Cabaret’s Tom Scutt charts his path to success
The award-winning theatre designer and Soho House member is on a mission to get more creatives back into the world of theatre
Tuesday 11 October 2022 By Catherine Jarvie
It’s not often that London’s West End is taken by storm. Yes, there are plenty of five-star theatrical hits and long-running shows (we’re looking at you, The Mousetrap), but a creative production that’s simultaneously ground-breaking and a box-office smash? That is the alchemy all shows aspire to – and which Cabaret At The Kit Kat Club has achieved since it stormed the stage in December 2021, starring Eddie Redmayne and Jessie Buckley.
It’s the show itself, however, that keeps the crowds coming back, through cast changes and more. And a big part of that success can be laid firmly at the door of Tom Scutt, whose set and costumes for Cabaret have garnered praise and awards in equal measure (including seven Olivier awards this year). With two new leading players taking to the stage this month, its success looks set to run and run.
Still only 39 years old, Scutt has already had an enviable career working for London’s top theatres and companies (National Theatre, Royal Court, Donmar Warehouse, ENO among them), as well as staging live shows for performers from The Pet Shop Boys and Stan Smith to Christine and the Queens, alongside exhibitions, dance and more.
Like all great creatives, Scutt has worked his tail feather off to achieve what he has. And like all great creatives, he makes it look easy. Over to you, Tom.
I’ve just been hammering away at this for years
‘I took an art foundation course at the University of Gloucestershire and a theatre design degree at the Royal Welsh College of Music & Drama. I graduated in 2006 and moved to London in 2007. One of my first design jobs was an immersive dance/ music/ video/ installation adaptation of Slaughterhouse-Five in the town square in Fucecchio, Italy, called Dog Tags. People from all over the world were performing. We installed a huge outdoor pool and covered a building in leather hides. I somehow ended up playing keys in the band. Folks were watching hanging out their windows. It was porous and messy, and alive.’
Creating worlds within performance spaces was always something I wanted to do
‘I’ve messed about with what form my part in that takes whether it be acting, composing, designing or directing. I’ve always wanted to have the freedom to explore the hazier zones between departments and roles. I feel like I’m finally being invited to do that more.’
The biggest challenge in my career is holding two contradictory truths at once, equally
‘The first is that you are a cog in an industry, which means there are a set of rules that you must adhere to in order for the machine to function efficiently, affordably and without disruption. The second is that you are an artist with a responsibility to blast down all the walls, question governing structures, represent the voices of those who disrupt the system. The priorities totally conflict. It’s a challenge to keep these things balanced, especially in today’s world.’

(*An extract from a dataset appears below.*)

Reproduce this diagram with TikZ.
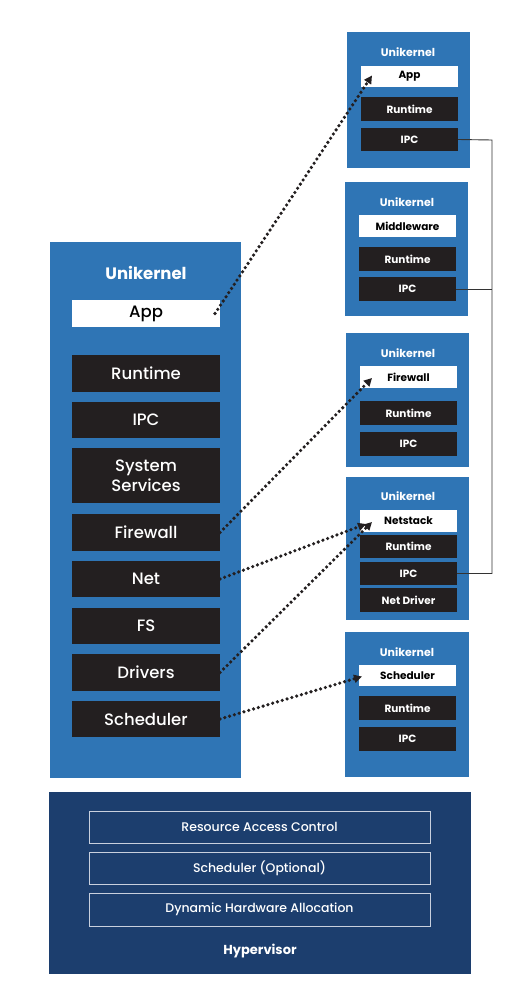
\documentclass[tikz,border=0pt]{standalone}
\usepackage{fontspec}
\setmainfont{Poppins}
\newfontfamily\pmed{Poppins Medium}
\usetikzlibrary{arrows.meta}
\definecolor{ukblue}{RGB}{47,117,181}
\definecolor{dkbox}{RGB}{35,31,32}
\definecolor{hvnavy}{RGB}{28,62,110}
\definecolor{hvline}{RGB}{200,208,222}
\tikzset{
  lay/.style={inner sep=0pt, outer sep=0pt, anchor=north west},
  ukbox/.style={lay, fill=ukblue},
  ldark/.style={lay, fill=dkbox, text=white, minimum width=148pt, font=\pmed\fontsize{16.5}{19}\selectfont, align=center},
  lwhite/.style={lay, fill=white, text=black, minimum width=148pt, font=\pmed\fontsize{16.5}{19}\selectfont},
  rdark/.style={lay, fill=dkbox, text=white, minimum width=97pt, minimum height=24pt, font=\bfseries\fontsize{10.5}{12}\selectfont},
  rwhite/.style={lay, fill=white, text=black, minimum width=97pt, minimum height=22pt, font=\bfseries\fontsize{10.5}{12}\selectfont},
  rtitle/.style={text=white, font=\bfseries\fontsize{11}{13}\selectfont, inner sep=0pt},
  hvitem/.style={lay, draw=hvline, line width=1pt, minimum width=341pt, minimum height=32pt, text=white, font=\pmed\fontsize{12.5}{15}\selectfont},
  dotarrow/.style={line width=3.6pt, dash pattern=on 0pt off 5pt, line cap=round, dkbox, -{Triangle[length=8pt,width=8pt,line cap=butt]}},
  bus/.style={line width=0.9pt, draw=black!80}
}
\begin{document}
\begin{tikzpicture}[x=1pt,y=-1pt]
\useasboundingbox[fill=white] (0,0) rectangle (526,1003);

% ---------- left unikernel ----------
\node[ukbox, minimum width=191pt, minimum height=536pt] (lbox) at (50,242) {};
\node[text=white, font=\bfseries\fontsize{16.5}{19}\selectfont, inner sep=0pt] (ltitle) at (146,273) {Unikernel};
\node[lwhite, minimum height=27pt] (lapp) at (72,300) {App};
\node[ldark, minimum height=37pt] (lrun) at (72,355) {Runtime};
\node[ldark, minimum height=36pt] (lipc) at (72,402) {IPC};
\node[ldark, minimum height=55pt] (lsys) at (72,448) {System\\[1pt]Services};
\node[ldark, minimum height=37pt] (lfw) at (72,514) {Firewall};
\node[ldark, minimum height=36pt] (lnet) at (72,561) {Net};
\node[ldark, minimum height=36pt] (lfs) at (72,608) {FS};
\node[ldark, minimum height=37pt] (ldrv) at (72,654) {Drivers};
\node[ldark, minimum height=36pt] (lsch) at (72,701) {Scheduler};

% ---------- right unikernels ----------
% 1
\node[ukbox, minimum width=123pt, minimum height=136pt] (rb1) at (347,32) {};
\node[rtitle] (rt1) at (408,52) {Unikernel};
\node[rwhite, minimum height=21pt] (rapp) at (361,66) {App};
\node[rdark] (rrun1) at (361,97) {Runtime};
\node[rdark, minimum height=23pt] (ripc1) at (361,128) {IPC};
% 2
\node[ukbox, minimum width=123pt, minimum height=134pt] (rb2) at (345,182) {};
\node[rtitle] (rt2) at (407,202) {Unikernel};
\node[rwhite] (rmid) at (359,215) {Middleware};
\node[rdark] (rrun2) at (359,247) {Runtime};
\node[rdark] (ripc2) at (359,277) {IPC};
% 3
\node[ukbox, minimum width=123pt, minimum height=134pt] (rb3) at (346,333) {};
\node[rtitle] (rt3) at (408,353) {Unikernel};
\node[rwhite] (rfw) at (360,366) {Firewall};
\node[rdark] (rrun3) at (360,401) {Runtime};
\node[rdark] (ripc3) at (360,432) {IPC};
% 4
\node[ukbox, minimum width=123pt, minimum height=143pt] (rb4) at (346,477) {};
\node[rtitle] (rt4) at (408,496) {Unikernel};
\node[rwhite] (rns) at (360,510) {Netstack};
\node[rdark, minimum height=23pt] (rrun4) at (360,535) {Runtime};
\node[rdark, minimum height=23pt] (ripc4) at (360,562) {IPC};
\node[rdark, minimum height=24pt] (rnd) at (360,588) {Net Driver};
% 5
\node[ukbox, minimum width=124pt, minimum height=145pt] (rb5) at (345,632) {};
\node[rtitle] (rt5) at (407,652) {Unikernel};
\node[rwhite, minimum height=21pt] (rsch) at (359,665) {Scheduler};
\node[rdark] (rrun5) at (359,696) {Runtime};
\node[rdark] (ripc5) at (359,727) {IPC};

% ---------- hypervisor ----------
\node[lay, fill=hvnavy, minimum width=422pt, minimum height=182pt] (hv) at (49,792) {};
\node[hvitem] (hrac) at (89,811) {Resource Access Control};
\node[hvitem] (hsch) at (89,852) {Scheduler (Optional)};
\node[hvitem, minimum height=33pt] (hdha) at (89,893) {Dynamic Hardware Allocation};
\node[text=white, font=\bfseries\fontsize{13}{15}\selectfont, inner sep=0pt] (hvt) at (260,951) {Hypervisor};

% ---------- IPC bus ----------
\coordinate (bustop) at (492,140);
\draw[bus] (ripc1.east) -- (bustop) |- (ripc4.east);
\draw[bus] (ripc2.east) -- (ripc2.east -| bustop);

% ---------- dotted arrows ----------
\draw[dotarrow] ([xshift=-5pt]lapp.east) -- ([xshift=11pt,yshift=1pt]rapp.west);
\draw[dotarrow] (lfw.east) -- ([xshift=12pt,yshift=-1pt]rfw.west);
\draw[dotarrow] (lnet.east) -- ([xshift=6pt,yshift=-3pt]rns.west);
\draw[dotarrow] (ldrv.east) -- ([xshift=12pt,yshift=-1pt]rns.west);
\draw[dotarrow] (lsch.east) -- ([xshift=3pt,yshift=-1pt]rsch.west);
\end{tikzpicture}
\end{document}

Resilience, patience and vision are key
‘In theatre and performance there are many voices to understand and respect as well as your own. Recognise and acknowledge the equal importance of singular artistic expression and collective responsibility. Have healthy boundaries. Have an opinion. But also know when to put your chips down in support of your instincts and when to fold.’
I like to work with people who are equally happy to question how things function and work together to rough out ideas
‘Cabaret was one of those projects – we were blessed with extraordinary producers. The idea had been brewing with Eddie Redmayne and his co-producers Ed Bartlam and Charlie Wood for a couple of years. It idea grew under the guidance of producer Adam Speers. Eddie saw mine and Rebecca Frecknall’s production of Summer And Smoke in the West End in 2018 and we became connected to the project in February 2021.’
Change keeps me motivated
‘Being lucky enough to have a platform from which I can explore my own personal changes against a changing global landscape is motivating – those constant rolls of the dice that offer up new angles. It keeps you curious and keeps you learning. I’ve pretty much had to relearn how to do so many elements of my job since the pandemic. It’s just another invitation to keep evolving.’
Be mindful of what success looks like
‘Know the difference between your own personal sense of success and the collective notion of what success is meant to look like. “Success” as a goal is nowhere near as helpful as “success” as a process.’
The most treasured moments in a career like mine aren’t the most evident ones
‘Your craft hits so many variables in every project, it often feels like going back to square one – especially since Covid. My own career highlights are generally those in which I’ve successfully applied my beliefs and values for the better. The representation, creative diversity and ambition of the Cabaret process is certainly one of my happiest experiences.’